→ PROBLEM TO SOLVE
Quote all lines below exactly. Images stay out.

→ SUPPLIED DATA
+---+

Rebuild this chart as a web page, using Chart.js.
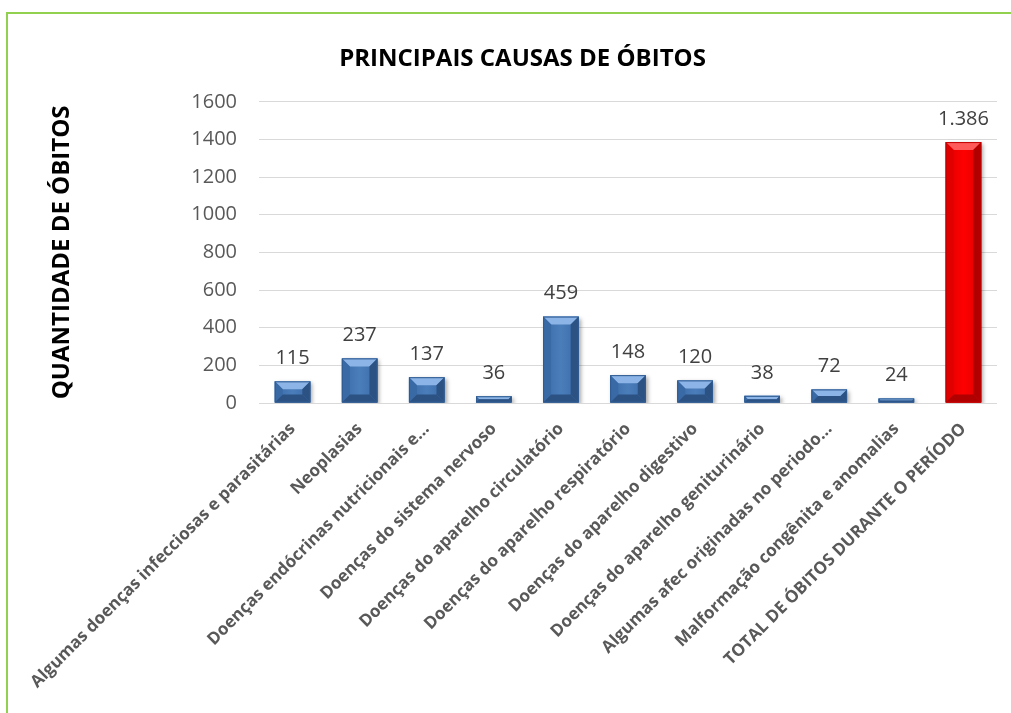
<!DOCTYPE html>
<html>
<head>
<meta charset="utf-8">
<script src="https://cdn.jsdelivr.net/npm/chart.js@4"></script>
<style>
  html, body { margin:0; padding:0; background:#fff; overflow:hidden; }
  #wrap { position:relative; width:1011px; height:713px; overflow:hidden; }
  #frame { position:absolute; left:6px; top:12px; width:1100px; height:800px; border:2.5px solid #92d050; box-sizing:border-box; }
  canvas { position:absolute; left:0; top:0; }
</style>
</head>
<body>
<div id="wrap">
  <div id="frame"></div>
  <canvas id="c" width="1011" height="713"></canvas>
</div>
<script>
const titleText = "PRINCIPAIS CAUSAS DE ÓBITOS";
const yAxisTitle = "QUANTIDADE DE ÓBITOS";
const categories = [
  "Algumas doenças infecciosas e parasitárias",
  "Neoplasias",
  "Doenças endócrinas nutricionais e…",
  "Doenças do sistema nervoso",
  "Doenças do aparelho circulatório",
  "Doenças do aparelho respiratório",
  "Doenças do aparelho digestivo",
  "Doenças do aparelho geniturinário",
  "Algumas afec originadas no periodo…",
  "Malformação congênita e anomalias",
  "TOTAL DE ÓBITOS DURANTE O PERÍODO"
];
const values = [115, 237, 137, 36, 459, 148, 120, 38, 72, 24, 1386];
const yTicks = [0, 200, 400, 600, 800, 1000, 1200, 1400, 1600];
const barColors = ["blue","blue","blue","blue","blue","blue","blue","blue","blue","blue","red"];

const palette = {
  blue: { main:"#4a7ebb", light:"#8cb4e6", side:"#3a6aa6", dark:"#2c5284", edge:"#2f5b91" },
  red:  { main:"#fe0000", light:"#ff5a5a", side:"#e00000", dark:"#b00000", edge:"#c00000" }
};

function fmt(v){ return String(v).replace(/\B(?=(\d{3})+(?!\d))/g, "."); }

const bevelPlugin = {
  id: "bevel",
  beforeDatasetsDraw(chart){
    const ctx = chart.ctx;
    ctx.save();
    ctx.shadowColor = "rgba(0,0,0,0.35)";
    ctx.shadowBlur = 4;
    ctx.shadowOffsetX = 2;
    ctx.shadowOffsetY = 2;
  },
  afterDatasetsDraw(chart){
    const ctx = chart.ctx;
    ctx.restore();
    const meta = chart.getDatasetMeta(0);
    meta.data.forEach((bar, i) => {
      const p = palette[barColors[i]];
      const l = bar.x - bar.width/2, r = bar.x + bar.width/2;
      const t = bar.y, b = bar.base;
      const h = b - t;
      const bv = Math.min(8, h/2);
      ctx.save();
      const g = ctx.createLinearGradient(l, 0, r, 0);
      g.addColorStop(0, p.side); g.addColorStop(0.5, p.main); g.addColorStop(1, p.side);
      ctx.fillStyle = g;
      ctx.fillRect(l, t, r-l, h);
      ctx.fillStyle = p.light;
      ctx.beginPath();
      ctx.moveTo(l, t); ctx.lineTo(r, t); ctx.lineTo(r-bv, t+bv); ctx.lineTo(l+bv, t+bv); ctx.closePath(); ctx.fill();
      ctx.fillStyle = p.side;
      ctx.beginPath();
      ctx.moveTo(l, t); ctx.lineTo(l+bv, t+bv); ctx.lineTo(l+bv, b-bv); ctx.lineTo(l, b); ctx.closePath(); ctx.fill();
      ctx.fillStyle = p.dark;
      ctx.beginPath();
      ctx.moveTo(r, t); ctx.lineTo(r-bv, t+bv); ctx.lineTo(r-bv, b-bv); ctx.lineTo(r, b); ctx.closePath(); ctx.fill();
      ctx.fillStyle = p.dark;
      ctx.beginPath();
      ctx.moveTo(l, b); ctx.lineTo(l+bv, b-bv); ctx.lineTo(r-bv, b-bv); ctx.lineTo(r, b); ctx.closePath(); ctx.fill();
      ctx.strokeStyle = p.edge; ctx.lineWidth = 1;
      ctx.strokeRect(l+0.5, t+0.5, r-l-1, h-1);
      ctx.fillStyle = "#404040";
      ctx.font = "20px 'Open Sans'";
      ctx.textAlign = "center";
      ctx.textBaseline = "middle";
      ctx.fillText(fmt(values[i]), bar.x, t - 23);
      ctx.restore();
    });
  }
};

new Chart(document.getElementById("c"), {
  type: "bar",
  data: {
    labels: categories,
    datasets: [{
      data: values,
      backgroundColor: barColors.map(c => palette[c].main),
      borderWidth: 0,
      categoryPercentage: 1.0,
      barPercentage: 0.53
    }]
  },
  options: {
    responsive: false,
    animation: false,
    layout: { padding: { left: 48, right: 14, top: 20, bottom: 0 } },
    plugins: {
      legend: { display: false },
      tooltip: { enabled: false },
      title: {
        display: true,
        text: titleText,
        color: "#000",
        font: { family: "'Open Sans'", size: 24, weight: "bold" },
        padding: { top: 25, bottom: 28 }
      }
    },
    scales: {
      x: {
        grid: { display: false },
        border: { display: false },
        ticks: {
          color: "#595959",
          font: { family: "'Open Sans'", size: 17, weight: "bold" },
          minRotation: 45, maxRotation: 45,
          autoSkip: false,
          padding: 8
        },
        afterFit(scale){ scale.height = 310; }
      },
      y: {
        min: 0, max: 1600,
        afterBuildTicks(scale){ scale.ticks = yTicks.map(v => ({ value: v })); },
        grid: { color: "#d9d9d9", lineWidth: 1, drawTicks: false },
        border: { display: false },
        ticks: {
          color: "#595959",
          font: { family: "'Open Sans'", size: 20 },
          padding: 22,
          callback: v => String(v)
        },
        title: {
          display: true,
          text: yAxisTitle,
          color: "#000",
          font: { family: "'Open Sans'", size: 24, weight: "bold" },
          padding: 0
        },
        afterFit(scale){ scale.width = 211; }
      }
    }
  },
  plugins: [bevelPlugin]
});
</script>
</body>
</html>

+---+

→ EXERCISE ANSWER
Rebuild this chart as a web page, using Chart.js.
<!DOCTYPE html>
<html>
<head>
<meta charset="utf-8">
<script src="https://cdn.jsdelivr.net/npm/chart.js@4"></script>
<style>
  html, body { margin:0; padding:0; background:#fff; overflow:hidden; }
  #wrap { position:relative; width:1011px; height:713px; overflow:hidden; }
  #frame { position:absolute; left:6px; top:12px; width:1100px; height:800px; border:2.5px solid #92d050; box-sizing:border-box; }
  canvas { position:absolute; left:0; top:0; }
</style>
</head>
<body>
<div id="wrap">
  <div id="frame"></div>
  <canvas id="c" width="1011" height="713"></canvas>
</div>
<script>
const titleText = "PRINCIPAIS CAUSAS DE ÓBITOS";
const yAxisTitle = "QUANTIDADE DE ÓBITOS";
const categories = [
  "Algumas doenças infecciosas e parasitárias",
  "Neoplasias",
  "Doenças endócrinas nutricionais e…",
  "Doenças do sistema nervoso",
  "Doenças do aparelho circulatório",
  "Doenças do aparelho respiratório",
  "Doenças do aparelho digestivo",
  "Doenças do aparelho geniturinário",
  "Algumas afec originadas no periodo…",
  "Malformação congênita e anomalias",
  "TOTAL DE ÓBITOS DURANTE O PERÍODO"
];
const values = [115, 237, 137, 36, 459, 148, 120, 38, 72, 24, 1386];
const yTicks = [0, 200, 400, 600, 800, 1000, 1200, 1400, 1600];
const barColors = ["blue","blue","blue","blue","blue","blue","blue","blue","blue","blue","red"];

const palette = {
  blue: { main:"#4a7ebb", light:"#8cb4e6", side:"#3a6aa6", dark:"#2c5284", edge:"#2f5b91" },
  red:  { main:"#fe0000", light:"#ff5a5a", side:"#e00000", dark:"#b00000", edge:"#c00000" }
};

function fmt(v){ return String(v).replace(/\B(?=(\d{3})+(?!\d))/g, "."); }

const bevelPlugin = {
  id: "bevel",
  beforeDatasetsDraw(chart){
    const ctx = chart.ctx;
    ctx.save();
    ctx.shadowColor = "rgba(0,0,0,0.35)";
    ctx.shadowBlur = 4;
    ctx.shadowOffsetX = 2;
    ctx.shadowOffsetY = 2;
  },
  afterDatasetsDraw(chart){
    const ctx = chart.ctx;
    ctx.restore();
    const meta = chart.getDatasetMeta(0);
    meta.data.forEach((bar, i) => {
      const p = palette[barColors[i]];
      const l = bar.x - bar.width/2, r = bar.x + bar.width/2;
      const t = bar.y, b = bar.base;
      const h = b - t;
      const bv = Math.min(8, h/2);
      ctx.save();
      const g = ctx.createLinearGradient(l, 0, r, 0);
      g.addColorStop(0, p.side); g.addColorStop(0.5, p.main); g.addColorStop(1, p.side);
      ctx.fillStyle = g;
      ctx.fillRect(l, t, r-l, h);
      ctx.fillStyle = p.light;
      ctx.beginPath();
      ctx.moveTo(l, t); ctx.lineTo(r, t); ctx.lineTo(r-bv, t+bv); ctx.lineTo(l+bv, t+bv); ctx.closePath(); ctx.fill();
      ctx.fillStyle = p.side;
      ctx.beginPath();
      ctx.moveTo(l, t); ctx.lineTo(l+bv, t+bv); ctx.lineTo(l+bv, b-bv); ctx.lineTo(l, b); ctx.closePath(); ctx.fill();
      ctx.fillStyle = p.dark;
      ctx.beginPath();
      ctx.moveTo(r, t); ctx.lineTo(r-bv, t+bv); ctx.lineTo(r-bv, b-bv); ctx.lineTo(r, b); ctx.closePath(); ctx.fill();
      ctx.fillStyle = p.dark;
      ctx.beginPath();
      ctx.moveTo(l, b); ctx.lineTo(l+bv, b-bv); ctx.lineTo(r-bv, b-bv); ctx.lineTo(r, b); ctx.closePath(); ctx.fill();
      ctx.strokeStyle = p.edge; ctx.lineWidth = 1;
      ctx.strokeRect(l+0.5, t+0.5, r-l-1, h-1);
      ctx.fillStyle = "#404040";
      ctx.font = "20px 'Open Sans'";
      ctx.textAlign = "center";
      ctx.textBaseline = "middle";
      ctx.fillText(fmt(values[i]), bar.x, t - 23);
      ctx.restore();
    });
  }
};

new Chart(document.getElementById("c"), {
  type: "bar",
  data: {
    labels: categories,
    datasets: [{
      data: values,
      backgroundColor: barColors.map(c => palette[c].main),
      borderWidth: 0,
      categoryPercentage: 1.0,
      barPercentage: 0.53
    }]
  },
  options: {
    responsive: false,
    animation: false,
    layout: { padding: { left: 48, right: 14, top: 20, bottom: 0 } },
    plugins: {
      legend: { display: false },
      tooltip: { enabled: false },
      title: {
        display: true,
        text: titleText,
        color: "#000",
        font: { family: "'Open Sans'", size: 24, weight: "bold" },
        padding: { top: 25, bottom: 28 }
      }
    },
    scales: {
      x: {
        grid: { display: false },
        border: { display: false },
        ticks: {
          color: "#595959",
          font: { family: "'Open Sans'", size: 17, weight: "bold" },
          minRotation: 45, maxRotation: 45,
          autoSkip: false,
          padding: 8
        },
        afterFit(scale){ scale.height = 310; }
      },
      y: {
        min: 0, max: 1600,
        afterBuildTicks(scale){ scale.ticks = yTicks.map(v => ({ value: v })); },
        grid: { color: "#d9d9d9", lineWidth: 1, drawTicks: false },
        border: { display: false },
        ticks: {
          color: "#595959",
          font: { family: "'Open Sans'", size: 20 },
          padding: 22,
          callback: v => String(v)
        },
        title: {
          display: true,
          text: yAxisTitle,
          color: "#000",
          font: { family: "'Open Sans'", size: 24, weight: "bold" },
          padding: 0
        },
        afterFit(scale){ scale.width = 211; }
      }
    }
  },
  plugins: [bevelPlugin]
});
</script>
</body>
</html>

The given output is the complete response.